In March 2015 we carried out consultation on the final designs.

In July 2015 the Council made progress on the technical designs, and drew up the proposal for Stepney Bank, which we discussed with businesses on the street. We also ran another street trial during the Ouseburn Festival, which went down really well with visitors, and generated some useful feedback from local businesses. We made the latest plans available on our website, and set up an online survey for people to leave their comments.

In August 2015 we talked through final changes to the designs with the Council, based on comments received at the Festival street trial and conversations with local residents and businesses.

In October 2015 the Council finalised the technical plans and sent them out to the emergency services, Ward Councillors, public transport operators and special interest groups, plus businesses and residents on the streets affected by the plans. Some queries were raised at this point, and the Council went out to meet people to talk these through.

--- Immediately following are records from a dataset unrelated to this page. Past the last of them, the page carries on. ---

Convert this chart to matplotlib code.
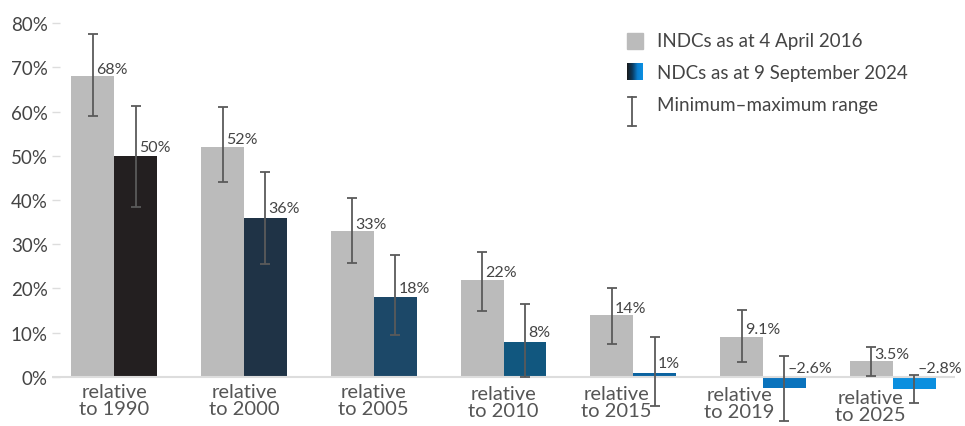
import matplotlib
matplotlib.use("Agg")
import matplotlib.pyplot as plt
import numpy as np
from matplotlib.patches import Rectangle
from matplotlib.lines import Line2D

plt.rcParams['font.family'] = ['Lato', 'DejaVu Sans']

# data
categories = ["relative\nto 1990", "relative\nto 2000", "relative\nto 2005", "relative\nto 2010",
              "relative\nto 2015", "relative\nto 2019", "relative\nto 2025"]
indc = [68, 52, 33, 22, 14, 9.1, 3.5]
indc_lo = [59, 44, 25.8, 14.9, 7.5, 3.4, 0.3]
indc_hi = [77.5, 61, 40.4, 28.3, 20.0, 15.2, 6.7]
indc_txt = ["68%", "52%", "33%", "22%", "14%", "9.1%", "3.5%"]

ndc = [50, 36, 18, 8, 1, -2.6, -2.8]
ndc_lo = [38.4, 25.5, 9.6, 0.0, -6.5, -9.9, -5.9]
ndc_hi = [61.2, 46.3, 27.6, 16.5, 9.0, 4.8, 0.5]
ndc_txt = ["50%", "36%", "18%", "8%", "1%", "\u20132.6%", "\u20132.8%"]

# colours
grey = '#bbbbbb'
ndc_cols = ['#231f20', '#1f3346', '#1c4868', '#11577f', '#0b63a0', '#0a73bd', '#0b8fdf']
txt = '#444444'
err = '#5a5a5a'

# category label nudges (x, y) for the last groups
lab_dx = [0, 0, 0, 0, -0.13, -0.18, -0.17]
lab_dy = [0, 0, 0, -0.4, -0.5, -0.7, -1.3]

fig = plt.figure(figsize=(9.65, 4.27), dpi=100)
ax = fig.add_axes([52/965, 0.0008, 903/965, 0.9637])

x = np.arange(len(categories))
w = 0.33

ax.bar(x - w/2, indc, w, color=grey, zorder=2)
ax.bar(x + w/2, ndc, w, color=ndc_cols, zorder=2)

ax.axhline(0, color='#dddddd', lw=1.5, zorder=3)

ax.errorbar(x - w/2, indc, yerr=[np.array(indc) - np.array(indc_lo), np.array(indc_hi) - np.array(indc)],
            fmt='none', ecolor=err, elinewidth=1.3, capsize=3.5, capthick=1.3, zorder=4)
ax.errorbar(x + w/2, ndc, yerr=[np.array(ndc) - np.array(ndc_lo), np.array(ndc_hi) - np.array(ndc)],
            fmt='none', ecolor=err, elinewidth=1.3, capsize=3.5, capthick=1.3, zorder=4)

# value labels
for i in range(len(x)):
    ax.text(x[i] - w/2 + 0.025, indc[i] + 0.1, indc_txt[i], ha='left', va='bottom',
            fontsize=11.5, color=txt, zorder=5)
    ax.text(x[i] + w/2 + 0.025, max(ndc[i], 0) + 0.5, ndc_txt[i], ha='left', va='bottom',
            fontsize=11.5, color=txt, zorder=5)

# category labels
for i, c in enumerate(categories):
    ax.text(x[i] + lab_dx[i], -1.4 + lab_dy[i], c, ha='center', va='top', fontsize=14.5,
            color='#555555', linespacing=1.0, clip_on=False)

ax.set_xlim(-0.48, 6.48)
ax.set_ylim(-11, 82)
ax.set_xticks([])
ax.set_yticks(range(0, 81, 10))
ax.set_yticklabels([f"{v}%" for v in range(0, 81, 10)])
ax.tick_params(axis='y', direction='in', length=6, width=1, color='#dddddd', labelsize=13.5,
               labelcolor=txt, pad=3)
for s in ax.spines.values():
    s.set_visible(False)

# legend
fig.add_artist(Rectangle((627/965, 1 - 50/427), 16/965, 16/427, transform=fig.transFigure,
                         color=grey))
fig.text(657/965, 1 - 42/427, "INDCs as at 4 April 2016", fontsize=13.5, color=txt, va='center')

gax = fig.add_axes([627/965, 1 - 81/427, 16/965, 17/427])
grad = np.linspace(0, 1, 64).reshape(1, -1)
cmap = matplotlib.colors.LinearSegmentedColormap.from_list('g', ['#1a1a1a', '#0b3a5e', '#0a7fd0', '#0b90e2'])
gax.imshow(grad, aspect='auto', cmap=cmap)
gax.axis('off')
fig.text(657/965, 1 - 73/427, "NDCs as at 9 September 2024", fontsize=13.5, color=txt, va='center')

ex = 632/965
fig.add_artist(Line2D([ex, ex], [1 - 98/427, 1 - 127/427], transform=fig.transFigure, color=err, lw=1.3))
for yy in (98, 127):
    fig.add_artist(Line2D([ex - 4/965, ex + 4/965], [1 - yy/427, 1 - yy/427], transform=fig.transFigure,
                          color=err, lw=1.3))
fig.text(657/965, 1 - 105/427, "Minimum\u2013maximum range", fontsize=13.5, color=txt, va='center')

fig.savefig('out.png', dpi=100)
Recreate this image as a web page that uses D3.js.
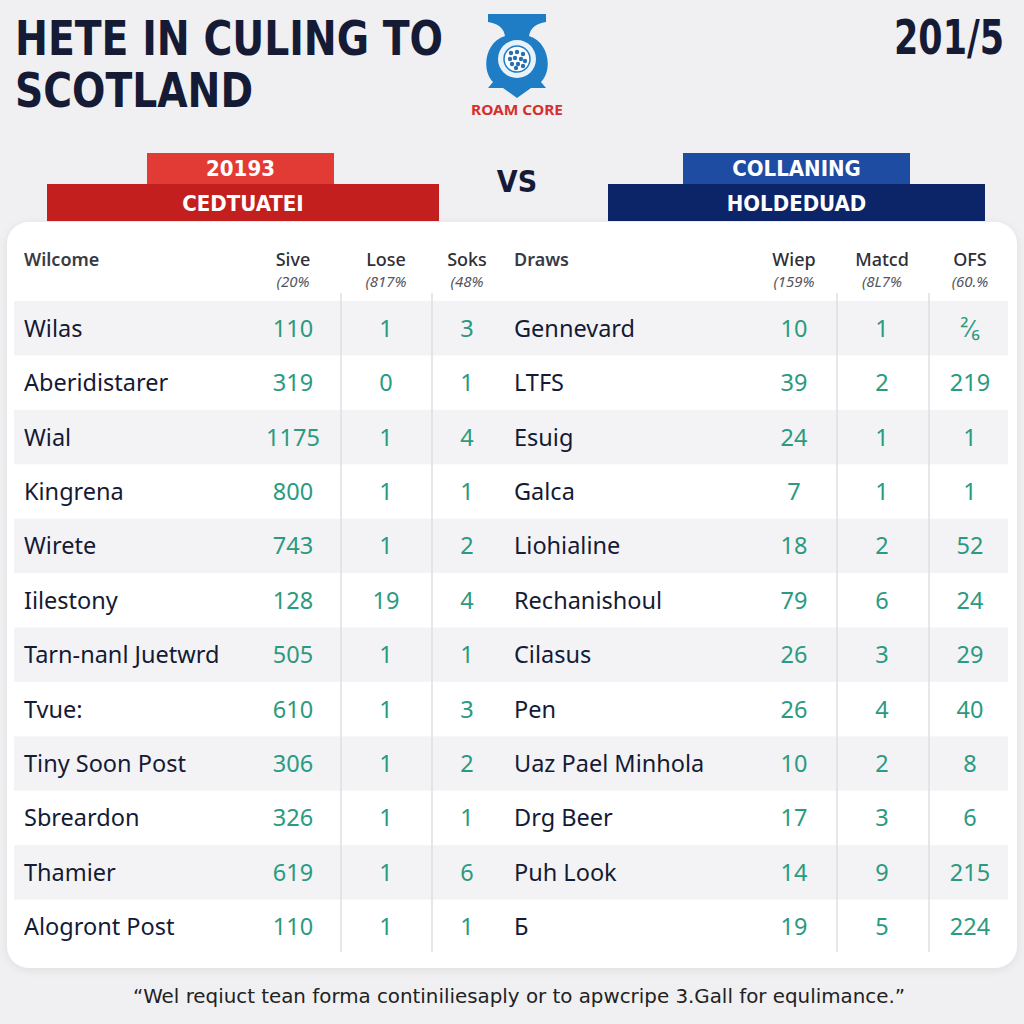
<!DOCTYPE html>
<html>
<head>
<meta charset="utf-8">
<script src="https://cdn.jsdelivr.net/npm/d3@7"></script>
<style>
  html, body { margin: 0; padding: 0; background: #f0f0f2; }
  svg { display: block; }
</style>
</head>
<body>
<svg id="chart" width="1024" height="1024"></svg>
<script>
// ---------- DATA ----------
const titleLines = ["HETE IN CULING TO", "SCOTLAND"];
const yearLabel = "201/5";
const logoLabel = "ROAM CORE";
const leftBanner = ["20193", "CEDTUATEI"];
const rightBanner = ["COLLANING", "HOLDEDUAD"];
const vsLabel = "VS";

const leftGroupLabel = "Wilcome";
const rightGroupLabel = "Draws";
const leftHeaders = ["Sive", "Lose", "Soks"];
const leftPcts = ["(20%", "(817%", "(48%"];
const rightHeaders = ["Wiep", "Matcd", "OFS"];
const rightPcts = ["(159%", "(8L7%", "(60.%"];

const leftNames = ["Wilas", "Aberidistarer", "Wial", "Kingrena", "Wirete", "Iilestony",
  "Tarn-nanl Juetwrd", "Tvue:", "Tiny Soon Post", "Sbreardon", "Thamier", "Alogront Post"];
const siveValues = [110, 319, 1175, 800, 743, 128, 505, 610, 306, 326, 619, 110];
const loseValues = [1, 0, 1, 1, 1, 19, 1, 1, 1, 1, 1, 1];
const soksValues = [3, 1, 4, 1, 2, 4, 1, 3, 2, 1, 6, 1];

const rightNames = ["Gennevard", "LTFS", "Esuig", "Galca", "Liohialine", "Rechanishoul",
  "Cilasus", "Pen", "Uaz Pael Minhola", "Drg Beer", "Puh Look", "Б"];
const wiepValues = [10, 39, 24, 7, 18, 79, 26, 26, 10, 17, 14, 19];
const matcdValues = [1, 2, 1, 1, 2, 6, 3, 4, 2, 3, 9, 5];
const ofsValues = ["²⁄₆", 219, 1, 1, 52, 24, 29, 40, 8, 6, 215, 224];

const footnote = "\u201CWel reqiuct tean forma continiliesaply or to apwcripe 3.Gall for equlimance.\u201D";

// ---------- STYLE ----------
const navy = "#151a35";
const teal = "#2b9a80";
const condensed = "'DejaVu Sans Condensed', 'Liberation Sans Narrow', 'DejaVu Sans', sans-serif";
const body = "'Noto Sans', 'Open Sans', sans-serif";

const svg = d3.select("#chart");

// drop shadow filter
const defs = svg.append("defs");
const f = defs.append("filter").attr("id", "shadow").attr("x", "-5%").attr("y", "-5%").attr("width", "110%").attr("height", "110%");
f.append("feDropShadow").attr("dx", 0).attr("dy", 2).attr("stdDeviation", 4).attr("flood-color", "#000").attr("flood-opacity", 0.08);

// background
svg.append("rect").attr("width", 1024).attr("height", 1024).attr("fill", "#f0f0f2");

// ---------- TITLE ----------
const titleWidths = [428, 238];
svg.selectAll("text.title").data(titleLines).join("text")
  .attr("class", "title")
  .attr("x", 15)
  .attr("y", (d, i) => 55 + i * 52)
  .attr("font-family", condensed)
  .attr("font-weight", 700)
  .attr("font-size", 48)
  .attr("fill", navy)
  .attr("textLength", (d, i) => titleWidths[i])
  .attr("lengthAdjust", "spacingAndGlyphs")
  .text(d => d);

const yearText = svg.append("text")
  .attr("x", 0).attr("y", 0)
  .attr("text-anchor", "end")
  .attr("font-family", condensed)
  .attr("font-weight", 700)
  .attr("font-size", 48)
  .attr("fill", navy)
  .text(yearLabel);
const yearLen = yearText.node().getComputedTextLength();
yearText.attr("transform", `translate(1004,54) scale(${Math.min(1, 110 / yearLen)},1)`);

// ---------- LOGO ----------
const logo = svg.append("g");
logo.append("path")
  .attr("d", "M488,14 L546,14 L546,22 Q531,24 529,36 C549,42 553,70 541,82 L546,88 L531,88 L517,98 L503,88 L488,88 L493,82 C481,70 485,42 505,36 Q503,24 488,22 Z")
  .attr("fill", "#1f7dc6");
logo.append("circle").attr("cx", 517).attr("cy", 59).attr("r", 19).attr("fill", "#e8f2fa");
logo.append("circle").attr("cx", 517).attr("cy", 59).attr("r", 13).attr("fill", "#ffffff").attr("stroke", "#1f7dc6").attr("stroke-width", 1.5);
const dots = [[-6,-6],[0,-7],[6,-5],[-7,0],[-2,-1],[4,0],[8,2],[-5,5],[1,5],[6,7],[-1,9]];
logo.selectAll("circle.dot").data(dots).join("circle")
  .attr("class", "dot")
  .attr("cx", d => 517 + d[0]).attr("cy", d => 59 + d[1]).attr("r", 2.2)
  .attr("fill", "#2a6fb0");
svg.append("text")
  .attr("x", 517).attr("y", 115)
  .attr("text-anchor", "middle")
  .attr("font-family", body)
  .attr("font-weight", 700)
  .attr("font-size", 14)
  .attr("fill", "#d62f2f")
  .attr("textLength", 92)
  .attr("lengthAdjust", "spacingAndGlyphs")
  .text(logoLabel);

// ---------- BANNERS ----------
function banner(topBox, botBox, colors, labels) {
  svg.append("rect").attr("x", topBox[0]).attr("y", topBox[1]).attr("width", topBox[2]).attr("height", topBox[3]).attr("fill", colors[0]);
  svg.append("rect").attr("x", botBox[0]).attr("y", botBox[1]).attr("width", botBox[2]).attr("height", botBox[3]).attr("fill", colors[1]);
  const cx = botBox[0] + botBox[2] / 2;
  svg.append("text").attr("x", topBox[0] + topBox[2] / 2).attr("y", topBox[1] + 23)
    .attr("text-anchor", "middle").attr("font-family", condensed).attr("font-weight", 700)
    .attr("font-size", 22).attr("fill", "#fff").text(labels[0]);
  svg.append("text").attr("x", cx).attr("y", botBox[1] + 27)
    .attr("text-anchor", "middle").attr("font-family", condensed).attr("font-weight", 700)
    .attr("font-size", 22).attr("fill", "#fff").text(labels[1]);
}
banner([147, 153, 187, 31], [47, 184, 392, 37], ["#e23b36", "#c41f1f"], leftBanner);
banner([683, 153, 227, 31], [608, 184, 377, 37], ["#1e4ca3", "#0c2569"], rightBanner);

svg.append("text").attr("x", 517).attr("y", 192)
  .attr("text-anchor", "middle").attr("font-family", condensed).attr("font-weight", 700)
  .attr("font-size", 30).attr("fill", navy).text(vsLabel);

// ---------- CARD ----------
svg.append("rect")
  .attr("x", 7).attr("y", 222).attr("width", 1010).attr("height", 746).attr("rx", 22)
  .attr("fill", "#ffffff").attr("filter", "url(#shadow)");

// ---------- SCALES ----------
const nRows = leftNames.length;
const y = d3.scaleBand().domain(d3.range(nRows)).range([301, 954]).padding(0);
const colKeys = ["sive", "lose", "soks", "wiep", "matcd", "ofs"];
const colX = d3.scaleOrdinal().domain(colKeys).range([293, 386, 467, 794, 882, 970]);
const nameX = d3.scaleOrdinal().domain(["left", "right"]).range([24, 514]);

// row stripes
svg.selectAll("rect.stripe").data(d3.range(nRows).filter(i => i % 2 === 0)).join("rect")
  .attr("class", "stripe")
  .attr("x", 14).attr("width", 994)
  .attr("y", d => y(d)).attr("height", y.bandwidth())
  .attr("fill", "#f3f3f5");

// vertical dividers
const dividers = [341, 432, 837, 929];
svg.selectAll("line.div").data(dividers).join("line")
  .attr("class", "div")
  .attr("x1", d => d).attr("x2", d => d)
  .attr("y1", 293).attr("y2", 952)
  .attr("stroke", "#dfdfe3").attr("stroke-width", 1.5);

// ---------- HEADERS ----------
svg.selectAll("text.group").data([[leftGroupLabel, "left"], [rightGroupLabel, "right"]]).join("text")
  .attr("class", "group")
  .attr("x", d => nameX(d[1])).attr("y", 266)
  .attr("font-family", body).attr("font-weight", 600).attr("font-size", 18)
  .attr("fill", "#3a3a44").text(d => d[0]);

const headerData = leftHeaders.concat(rightHeaders).map((h, i) => ({ key: colKeys[i], label: h, pct: leftPcts.concat(rightPcts)[i] }));
svg.selectAll("text.hdr").data(headerData).join("text")
  .attr("class", "hdr")
  .attr("x", d => colX(d.key)).attr("y", 266)
  .attr("text-anchor", "middle")
  .attr("font-family", body).attr("font-weight", 500).attr("font-size", 18)
  .attr("fill", "#2f2f38").text(d => d.label);
svg.selectAll("text.pct").data(headerData).join("text")
  .attr("class", "pct")
  .attr("x", d => colX(d.key)).attr("y", 287)
  .attr("text-anchor", "middle")
  .attr("font-family", body).attr("font-style", "italic").attr("font-size", 15)
  .attr("fill", "#55555e").text(d => d.pct);

// ---------- ROWS ----------
const rows = d3.range(nRows).map(i => ({
  i,
  left: leftNames[i], right: rightNames[i],
  vals: { sive: siveValues[i], lose: loseValues[i], soks: soksValues[i],
          wiep: wiepValues[i], matcd: matcdValues[i], ofs: ofsValues[i] }
}));

const rowG = svg.selectAll("g.row").data(rows).join("g")
  .attr("class", "row")
  .attr("transform", d => `translate(0,${y(d.i) + y.bandwidth() / 2 + 8.5})`);

rowG.append("text")
  .attr("x", nameX("left"))
  .attr("font-family", body).attr("font-size", 23.5).attr("fill", navy)
  .text(d => d.left);
rowG.append("text")
  .attr("x", nameX("right"))
  .attr("font-family", body).attr("font-size", 23.5).attr("fill", navy)
  .text(d => d.right);

rowG.selectAll("text.val").data(d => colKeys.map(k => ({ k, v: d.vals[k] }))).join("text")
  .attr("class", "val")
  .attr("x", d => colX(d.k))
  .attr("text-anchor", "middle")
  .attr("font-family", body).attr("font-size", 23.5).attr("fill", teal)
  .text(d => d.v);

// ---------- FOOTNOTE ----------
svg.append("text")
  .attr("x", 519).attr("y", 1003)
  .attr("text-anchor", "middle")
  .attr("font-family", condensed).attr("font-size", 20).attr("fill", "#222")
  .attr("textLength", 772).attr("lengthAdjust", "spacingAndGlyphs")
  .text(footnote);
</script>
</body>
</html>
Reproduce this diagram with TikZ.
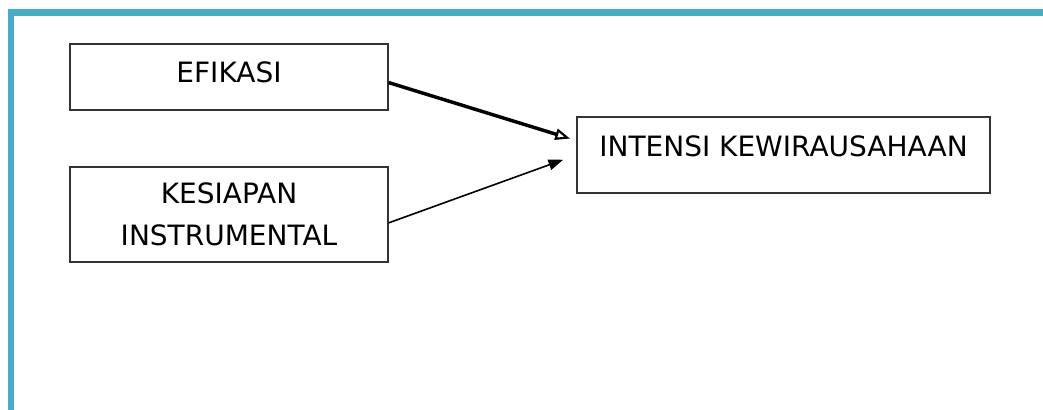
\documentclass[tikz,border=0pt]{standalone}
\usepackage{fontspec}
\setmainfont{DejaVu Sans}
\usetikzlibrary{arrows.meta}
\definecolor{frameteal}{HTML}{4BACC6}
\tikzstyle{varbox}=[draw=black!80,line width=1pt,rectangle,inner sep=0pt,align=center,font=\fontsize{21}{31.5}\selectfont]
\tikzstyle{edge} = [draw,line width=1.2pt,-{Triangle[length=11pt,width=8pt]}]
\tikzstyle{boldedge} = [draw,line width=2.6pt,-{Triangle[open,length=11pt,width=8.5pt,line width=1.6pt]}]

\begin{document}
\begin{tikzpicture}[x=0.75pt,y=-0.75pt]

    \useasboundingbox (0,0) rectangle (1043,410);

    % frame on top and left
    \draw[frameteal,line width=4.8pt] (11,410) -- (11,12.5) -- (1043,12.5);

    \node[varbox,minimum width=238.5pt,minimum height=49.5pt,text depth=7pt] (efikasi) at (229,77) {EFIKASI};
    \node[varbox,minimum width=238.5pt,minimum height=71.25pt] (kesiapan) at (229,214.5) {KESIAPAN\\INSTRUMENTAL};
    \node[varbox,minimum width=309.75pt,minimum height=57pt,text depth=13.7pt] (intensi) at (783.5,155) {INTENSI KEWIRAUSAHAAN};

    \path[boldedge,shorten >=5pt] (efikasi.-2) -- (intensi.176.7);
    \path[edge,shorten >=10.5pt] (kesiapan.-3) -- (intensi.180.5);

\end{tikzpicture}
\end{document}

In January 2016 the Council prepared the legal documentation for the formal public consultation period.

In February 2016 the Council carried out the formal public consultation period, with details of the proposals displayed on lampposts around the area and available to view at the Civic Centre. The consultation period lasted from 1-22 February.

One objection was received to the proposals, and this was heard at a Regulatory Appeals Sub Committee on the 18 April 2016. The objection wasn’t upheld, so the technical details of the proposals were signed off.

Now we just need to review the budget and agree the design details that will add character to the basic highways works. As previously discussed with the Council we’re hoping these will include:

  • Use of two colours of tarmac to define the footpath and the more general public space outside Ernest and the TannersDIY streets work at Ernest

  • A bench or two, cycle parking, bins and planters (which we’re hoping to be able to paint), outside Ernest and the Tanners, and at other locations on our focus streets

  • Street trees where possible to green and soften things up

  • Leaf and butterfly patterns painted under the bridge arch on Stepney Road to signpost the entrance to City Stadium and the woodland paths, and to brighten up this dull area

  • Round bollards on the widened pavement at the Stepney Bank/Lime Street corner – we will work with local organisations and artists to design and paint these, and they could be refreshed each year

  • A bridge motif across the surface of the Stepney Bank/Lime Street corner raised table – we can’t use bright colours here like we did at the Festival trial but we’ll work with the available materials to create something distinctive here in the heart of the Valley

The project then move on to the actual delivery stage from June 2016. 

It culminated in a streetside art project in the summer of 2017 - colourful cubes painted by four local artists on the corner of Lime Street and Stepney Bank. Local artists Hannah Scully, Luke Sellers, Danny McConway and Ernie Paxton came up with the winning designs featuring dragonflies, bees, balloons and desert storms They have transformed the grey bollards into playful features that brighten up the pavement, act as visual traffic calming measures, and are handy places to sit!